> _Written task_
Omit all pictures, then retype the data exactly as given.

> _Material for this exercise_
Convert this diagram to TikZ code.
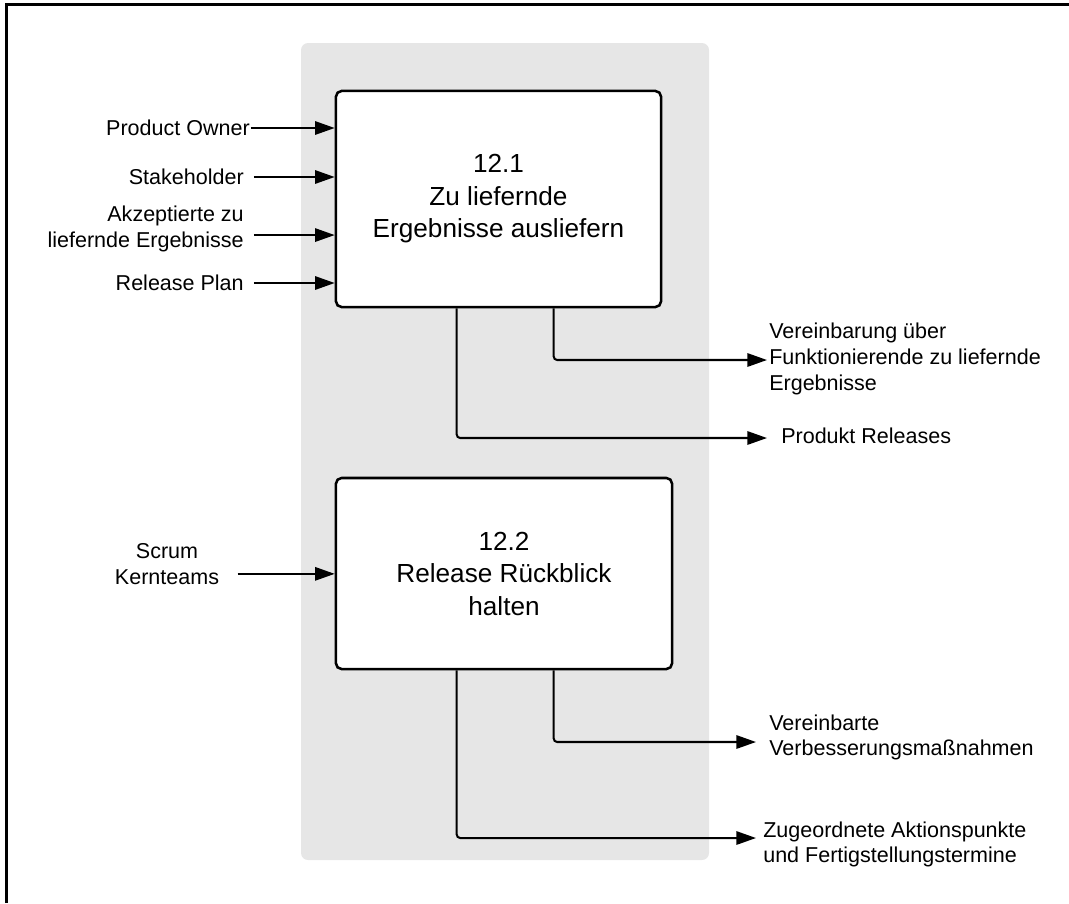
\documentclass[tikz,border=0pt]{standalone}
\usepackage{fontspec}
\setmainfont{Liberation Sans}
\usetikzlibrary{arrows.meta, calc, positioning}
\definecolor{panelgray}{HTML}{E6E6E6}

\begin{document}
\begin{tikzpicture}[x=0.025cm,y=-0.025cm,
    flow/.style={-{Triangle[length=14pt,width=9.5pt]},line width=1.45pt,rounded corners=2.5pt},
    procbox/.style={draw,line width=1.8pt,rounded corners=4pt,fill=white,align=center,
      inner sep=0pt,font=\fontsize{18.6}{23.1}\selectfont},
    llbl/.style={anchor=east,align=right,inner sep=0pt,font=\fontsize{15.3}{18.2}\selectfont},
    rlbl/.style={anchor=west,align=left,inner sep=0pt,font=\fontsize{15.3}{18.2}\selectfont}]
    \useasboundingbox (0,0) rectangle (1069,903);
    \draw[line width=2.1pt] (6.5,903) -- (6.5,4.5) -- (1069,4.5);
    \fill[panelgray,rounded corners=5pt] (301,43) rectangle (709,860);

    \node[procbox,minimum width=8.125cm,minimum height=5.4cm] (deliver) at (498.5,199)
      {12.1\\Zu liefernde\\Ergebnisse ausliefern};
    \node[procbox,minimum width=8.4cm,minimum height=4.775cm] (review) at (504,573.5)
      {12.2\\Release Rückblick\\halten};

    \node[llbl] (owner) at (250,128) {Product Owner};
    \node[llbl] (stake) at (244,177) {Stakeholder};
    \node[llbl] (accepted) at (244,229) {Akzeptierte zu\\liefernde Ergebnisse};
    \node[llbl] (plan) at (244,283) {Release Plan};
    \node[llbl,anchor=center,align=center] (teams) at (167,564) {Scrum\\Kernteams};

    \draw[flow] ([xshift=0.7pt]owner.east) -- (owner.east -| deliver.west);
    \draw[flow] ([xshift=7pt]stake.east) -- (stake.east -| deliver.west);
    \draw[flow] ([xshift=7pt,yshift=-4.3pt]accepted.east) -- ([yshift=-4.3pt]accepted.east -| deliver.west);
    \draw[flow] ([xshift=7pt]plan.east) -- (plan.east -| deliver.west);
    \draw[flow] ([xshift=13pt,yshift=-7pt]teams.east) -- ([yshift=-7pt]teams.east -| review.west);

    \coordinate (tipA) at (767,360);
    \coordinate (tipB) at (767,438);
    \coordinate (tipC) at (756,742);
    \coordinate (tipD) at (756,838);
    \node[rlbl] (agreed) at (769,359) {Vereinbarung über\\Funktionierende zu liefernde\\Ergebnisse};
    \node[rlbl] (releases) at (781,436) {Produkt Releases};
    \node[rlbl] (measures) at (769,737.5) {Vereinbarte\\Verbesserungsmaßnahmen};
    \node[rlbl] (actions) at (763,844.5) {Zugeordnete Aktionspunkte\\und Fertigstellungstermine};

    \draw[flow] ($(deliver.south west)+(219,0)$) |- (tipA);
    \draw[flow] ($(deliver.south west)+(122,0)$) |- (tipB);
    \draw[flow] ($(review.south west)+(219,0)$) |- (tipC);
    \draw[flow] ($(review.south west)+(122,0)$) |- (tipD);
\end{tikzpicture}
\end{document}
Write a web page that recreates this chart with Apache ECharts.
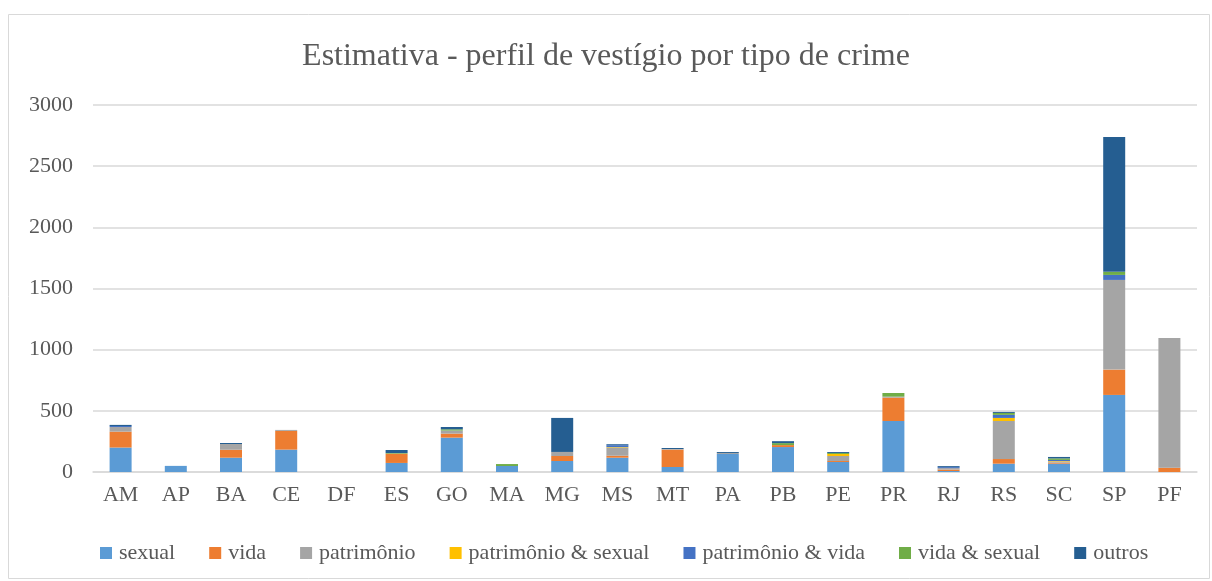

> _Solution to this task_
Convert this diagram to TikZ code.
\documentclass[tikz,border=0pt]{standalone}
\usepackage{fontspec}
\setmainfont{Liberation Sans}
\usetikzlibrary{arrows.meta, calc, positioning}
\definecolor{panelgray}{HTML}{E6E6E6}

\begin{document}
\begin{tikzpicture}[x=0.025cm,y=-0.025cm,
    flow/.style={-{Triangle[length=14pt,width=9.5pt]},line width=1.45pt,rounded corners=2.5pt},
    procbox/.style={draw,line width=1.8pt,rounded corners=4pt,fill=white,align=center,
      inner sep=0pt,font=\fontsize{18.6}{23.1}\selectfont},
    llbl/.style={anchor=east,align=right,inner sep=0pt,font=\fontsize{15.3}{18.2}\selectfont},
    rlbl/.style={anchor=west,align=left,inner sep=0pt,font=\fontsize{15.3}{18.2}\selectfont}]
    \useasboundingbox (0,0) rectangle (1069,903);
    \draw[line width=2.1pt] (6.5,903) -- (6.5,4.5) -- (1069,4.5);
    \fill[panelgray,rounded corners=5pt] (301,43) rectangle (709,860);

    \node[procbox,minimum width=8.125cm,minimum height=5.4cm] (deliver) at (498.5,199)
      {12.1\\Zu liefernde\\Ergebnisse ausliefern};
    \node[procbox,minimum width=8.4cm,minimum height=4.775cm] (review) at (504,573.5)
      {12.2\\Release Rückblick\\halten};

    \node[llbl] (owner) at (250,128) {Product Owner};
    \node[llbl] (stake) at (244,177) {Stakeholder};
    \node[llbl] (accepted) at (244,229) {Akzeptierte zu\\liefernde Ergebnisse};
    \node[llbl] (plan) at (244,283) {Release Plan};
    \node[llbl,anchor=center,align=center] (teams) at (167,564) {Scrum\\Kernteams};

    \draw[flow] ([xshift=0.7pt]owner.east) -- (owner.east -| deliver.west);
    \draw[flow] ([xshift=7pt]stake.east) -- (stake.east -| deliver.west);
    \draw[flow] ([xshift=7pt,yshift=-4.3pt]accepted.east) -- ([yshift=-4.3pt]accepted.east -| deliver.west);
    \draw[flow] ([xshift=7pt]plan.east) -- (plan.east -| deliver.west);
    \draw[flow] ([xshift=13pt,yshift=-7pt]teams.east) -- ([yshift=-7pt]teams.east -| review.west);

    \coordinate (tipA) at (767,360);
    \coordinate (tipB) at (767,438);
    \coordinate (tipC) at (756,742);
    \coordinate (tipD) at (756,838);
    \node[rlbl] (agreed) at (769,359) {Vereinbarung über\\Funktionierende zu liefernde\\Ergebnisse};
    \node[rlbl] (releases) at (781,436) {Produkt Releases};
    \node[rlbl] (measures) at (769,737.5) {Vereinbarte\\Verbesserungsmaßnahmen};
    \node[rlbl] (actions) at (763,844.5) {Zugeordnete Aktionspunkte\\und Fertigstellungstermine};

    \draw[flow] ($(deliver.south west)+(219,0)$) |- (tipA);
    \draw[flow] ($(deliver.south west)+(122,0)$) |- (tipB);
    \draw[flow] ($(review.south west)+(219,0)$) |- (tipC);
    \draw[flow] ($(review.south west)+(122,0)$) |- (tipD);
\end{tikzpicture}
\end{document}
Write a web page that recreates this chart with Apache ECharts.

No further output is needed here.